More than 1 billion people (of the 7.9 billion) have been vaccinated worldwide (more than 150 million of the 310 million population of the USA, more than 4 in The Philippines), proving the general safety and efficacy of the vaccines. Not to take advantage of what our state-of-the-art medical care has to offer is indeed unwise, foolhardy, unsafe, and a great waste of priceless resource, which third world countries would only love to have, as millions of them die because of lack of vaccines. And here we are, in the land of plenty, wasting this golden treasure.
Civil rights
In this land of the free and home of the brave, some of us sometimes inappropriately invoke our civil rights, our wonderful freedom in this great democracy, to do what we want, regardless of its negative impact on others.
The question during this pandemic is whether the 60 million (20 percent of the US population) who refuse to get vaccinated have the right not to wear a mask when in public places and expose those who have been vaccinated to potential COVID-19 breakthrough infection, especially to the deadlier variants? How about the civil rights of the vaccinated? While the anti-vaccine individuals have the right to refuse the vaccines, don’t they have the moral obligation (self-imposed or mandated by law) to help protect their fellowmen?
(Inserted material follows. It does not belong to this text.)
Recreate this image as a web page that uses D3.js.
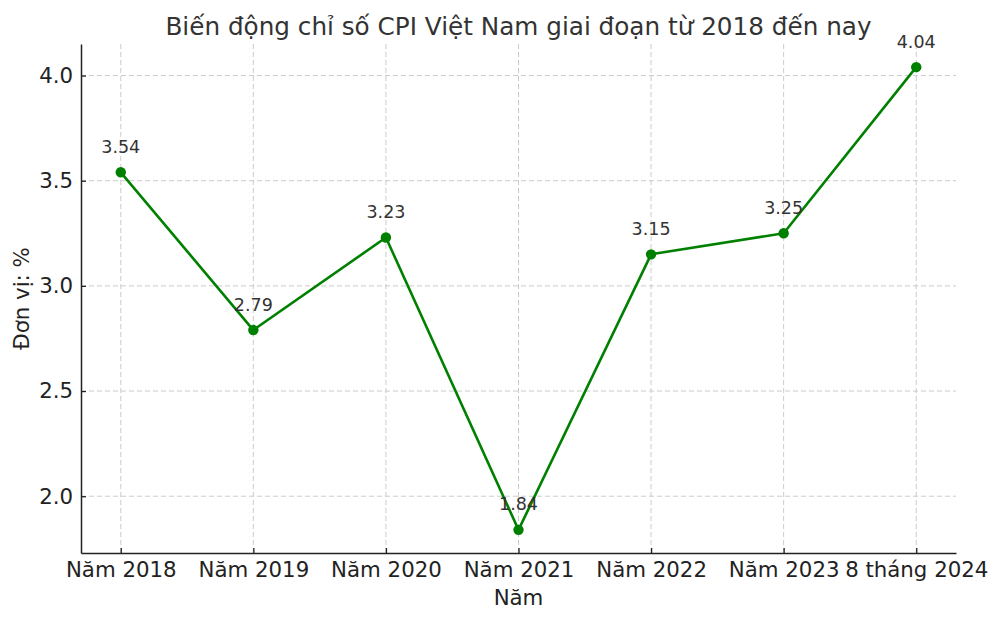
<!DOCTYPE html>
<html>
<head>
<meta charset="utf-8">
<script src="https://cdn.jsdelivr.net/npm/d3@7"></script>
<style>
  html, body { margin: 0; padding: 0; background: #fff; }
  svg { display: block; font-family: "DejaVu Sans", sans-serif; }
</style>
</head>
<body>
<svg id="chart" width="1000" height="622"></svg>
<script>
const categories = ["Năm 2018", "Năm 2019", "Năm 2020", "Năm 2021", "Năm 2022", "Năm 2023", "8 tháng 2024"];
const cpiValues = [3.54, 2.79, 3.23, 1.84, 3.15, 3.25, 4.04];
const yTicks = [2.0, 2.5, 3.0, 3.5, 4.0];
const titleText = "Biến động chỉ số CPI Việt Nam giai đoạn từ 2018 đến nay";
const xLabelText = "Năm";
const yLabelText = "Đơn vị: %";

const W = 1000, H = 622;
const m = { left: 81, right: 44, top: 44, bottom: 69 };
const svg = d3.select("#chart");

const x = d3.scaleLinear().domain([-0.3, categories.length - 1 + 0.3]).range([m.left, W - m.right]);
const yMin = d3.min(cpiValues), yMax = d3.max(cpiValues), pad = (yMax - yMin) * 0.05;
const y = d3.scaleLinear().domain([yMin - pad, yMax + pad]).range([H - m.bottom, m.top]);

// grid
const grid = svg.append("g");
grid.selectAll("line.gx").data(categories.map((c, i) => i)).join("line")
  .attr("x1", d => x(d)).attr("x2", d => x(d))
  .attr("y1", m.top).attr("y2", H - m.bottom)
  .attr("stroke", "#cbcbcb").attr("stroke-width", 1).attr("stroke-dasharray", "5,3");
grid.selectAll("line.gy").data(yTicks).join("line")
  .attr("x1", m.left).attr("x2", W - m.right)
  .attr("y1", d => y(d)).attr("y2", d => y(d))
  .attr("stroke", "#cbcbcb").attr("stroke-width", 1).attr("stroke-dasharray", "5,3");

// axes
const xAxis = d3.axisBottom(x).tickValues(categories.map((c, i) => i))
  .tickFormat(i => categories[i]).tickSizeInner(-5).tickSizeOuter(0).tickPadding(9);
const gx = svg.append("g").attr("transform", `translate(0,${H - m.bottom})`).call(xAxis);
gx.select(".domain").attr("stroke", "#222").attr("stroke-width", 1.5);
gx.selectAll(".tick line").attr("stroke", "#222").attr("stroke-width", 1.3);
gx.selectAll("text").attr("font-size", 21.3).attr("fill", "#222").attr("font-family", "DejaVu Sans");

const yAxis = d3.axisLeft(y).tickValues(yTicks).tickFormat(d3.format(".1f"))
  .tickSizeInner(-5).tickSizeOuter(0).tickPadding(8);
const gy = svg.append("g").attr("transform", `translate(${m.left},0)`).call(yAxis);
gy.select(".domain").attr("stroke", "#222").attr("stroke-width", 1.5);
gy.selectAll(".tick line").attr("stroke", "#222").attr("stroke-width", 1.3);
gy.selectAll("text").attr("font-size", 21.3).attr("fill", "#222").attr("font-family", "DejaVu Sans");

// line
const line = d3.line().x((d, i) => x(i)).y(d => y(d));
svg.append("path").datum(cpiValues).attr("d", line)
  .attr("fill", "none").attr("stroke", "#008000").attr("stroke-width", 2.6).attr("stroke-linejoin", "round");
svg.selectAll("circle.pt").data(cpiValues).join("circle")
  .attr("cx", (d, i) => x(i)).attr("cy", d => y(d)).attr("r", 5.2).attr("fill", "#008000");

// annotations
svg.selectAll("text.ann").data(cpiValues).join("text")
  .attr("x", (d, i) => x(i)).attr("y", d => y(d) - 19.5)
  .attr("text-anchor", "middle").attr("font-size", 17.5).attr("fill", "#333")
  .text(d => d.toFixed(2));

// title and labels
svg.append("text").attr("x", (m.left + W - m.right) / 2).attr("y", 35)
  .attr("text-anchor", "middle").attr("font-size", 24.7).attr("fill", "#333").text(titleText);
svg.append("text").attr("x", (m.left + W - m.right) / 2).attr("y", 605)
  .attr("text-anchor", "middle").attr("font-size", 21.3).attr("fill", "#222").text(xLabelText);
svg.append("text").attr("transform", `translate(29,${(m.top + H - m.bottom) / 2}) rotate(-90)`)
  .attr("text-anchor", "middle").attr("font-size", 21.3).attr("fill", "#222").text(yLabelText);
</script>
</body>
</html>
With civil liberties come responsibilities, fairness, and justice for all.
The collateral issue, which is a great dilemma and risk, is how to tell or know who are vaccinated or not, in order to protect oneself from exposure to them, knowing the most likely carriers are the unvaccinated? After all, those who were more compliant who took the risk and got vaccinated also have the right to protect themselves and their family and the right to live.
Behavior and discipline
As I have written in this column in early March of this year, behavior and discipline are vital during any pandemic or natural disaster. Irresponsible and reckless behavior, contempt and lack of caring for others, would result in new waves of COVID-19 infections and millions more deaths. This would also delay our ability to defeat the viruses and prolong this pandemic to, perhaps, COVID-22, 2… God forbid.
Pandemic of the unvaccinated
The current statistics showing a scary surge, rising wave of more than 30,000 cases of COVID-19 in one day, the 97 percent of the hospitalization, and new deaths were caused by the Delta variant involving mostly unvaccinated individuals. Indeed, this is now a pandemic of unvaccinated people. It is crystal clear that vaccines are safe and effective, compared to getting infected with the killer COVID-19 viruses.
One is too many
The best scenario is for those 60 million anti-vaxers to get vaccinated. This will protect them and society as a whole, allowing us to achieve herd immunity sooner and finally destroy the virus and its variants, disabling them to mutate further into more fatal strains. Otherwise, this 20 percent of the US population will serve as the giant reservoir, the hosts, of these viruses, which would rapidly and unceasingly mutate to become more efficient transmitters and deadlier variants. Without a host, viruses self-destruct.
As I have alluded to in a previous article, it took only one Typhoid Mary Mallon to spread killer Typhoid in New York in 1906 from her unclean hand-infected peach ice cream. The resurgence of measles in the USA in 2019 that killed 207,500 was transmitted by an unvaccinated American traveler who returned from abroad. Indeed, one carrier-spreader is enough. Imagine 60 million potential hosts-carriers-transmitters of the COVID-19 viruses!
May wisdom and discipline prevail. And may God have mercy on us all.